Dashboard for Survival
Chris Isidore
| 22-01-2026
· News team
Hello Lykkers, let's have a real talk about something every leader thinks about: the avalanche of numbers. As a CEO, you're buried in data. But staring at every single figure is a surefire way to miss the forest for the trees.
It's time to build your CEO's Dashboard—a shortlist of the few metrics that tell you if you're steering toward growth or heading for the rocks. Let’s break down the five you need to watch every single quarter.

1. Cash Runway: Your Oxygen Supply

Forget profit for a second. The first question is survival: How long can we operate if all income stopped today?
Your Cash Runway is calculated as: Cash & Equivalents / Monthly Burn Rate.
This isn't just a startup metric. It's your freedom metric. It tells you how long you have to make corrections, pursue opportunities, or weather a storm. As veteran entrepreneur and investor Marc Andreessen famously put it, "The market for 'companies that are about to run out of money' is always zero." Watching this quarterly ensures you never enter that market.

2. Gross Profit Margin: The Health of Your Core Engine

Revenue is vanity, profit is sanity. But before net profit, look at Gross Profit Margin: (Revenue - Cost of Goods Sold) / Revenue.
This metric answers: Are we fundamentally good at making and delivering what we sell? A shrinking gross margin, even as revenue grows, is a five-alarm fire. It signals rising production costs, supplier issues, or pricing pressure. It’s the purest measure of your business model's efficiency. Management guru Peter Drucker’s insight rings true here: "What gets measured gets managed." Manage this margin first.

3. Customer Acquisition Cost (CAC) Payback Period: Your Growth Efficiency Score

You're spending money to get customers. How long until you earn that money back? The CAC Payback Period is: CAC / (Monthly Gross Margin per New Customer).
A shorter payback period (e.g., under 12 months) means your growth is efficient and fuels itself. A lengthening period means you're burning too much cash for each new customer, which is unsustainable. David Skok, a leading SaaS venture capitalist, emphasizes that "CAC Payback Period is one of the most reliable predictors of a company's ability to scale profitably" (forEntrepreneurs, 2023).
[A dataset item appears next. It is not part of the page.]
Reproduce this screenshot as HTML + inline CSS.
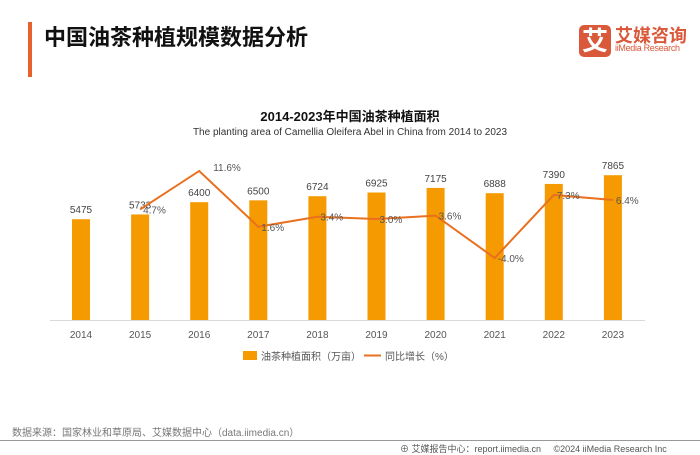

4. Net Revenue Retention (NRR): The Flywheel of Loyalty

This is the magic number for subscription or recurring revenue businesses. NRR measures revenue from your existing customers over time, factoring in expansions, downgrades, and cancellations.
An NRR above 100% means your existing customer base is growing without you spending a dime on new marketing. It's the ultimate sign of product-market fit and customer happiness. As Sarah Tavel of Benchmark Capital states, "Net Revenue Retention is the single most important metric for understanding the health of your customer relationships and your long-term growth trajectory" (The Generalist, 2022).

5. Debt-to-Equity Ratio: Your Balance Sheet's Stress Test

Finally, zoom out to your foundation. The Debt-to-Equity Ratio (Total Liabilities / Shareholders' Equity) shows how you're funding the company. Are you running on borrowed money or owner's capital?
A moderate ratio can show smart leverage for growth. A rapidly climbing ratio signals rising risk and potential vulnerability to interest rate hikes. It’s a key metric watched by boards and future investors to gauge financial stability.

Your Quarterly Ritual

Your job isn't to run the calculations but to demand these five numbers and ask "why?" behind every movement. This dashboard cuts through the noise, giving you clarity on Survival (Runway), Core Health (Gross Margin), Growth Efficiency (CAC Payback), Loyalty (NRR), and Stability (D/E Ratio).
Study this dashboard each quarter, Lykkers. It turns you from a manager of details into a true pilot of the business. Now, go lead with clarity.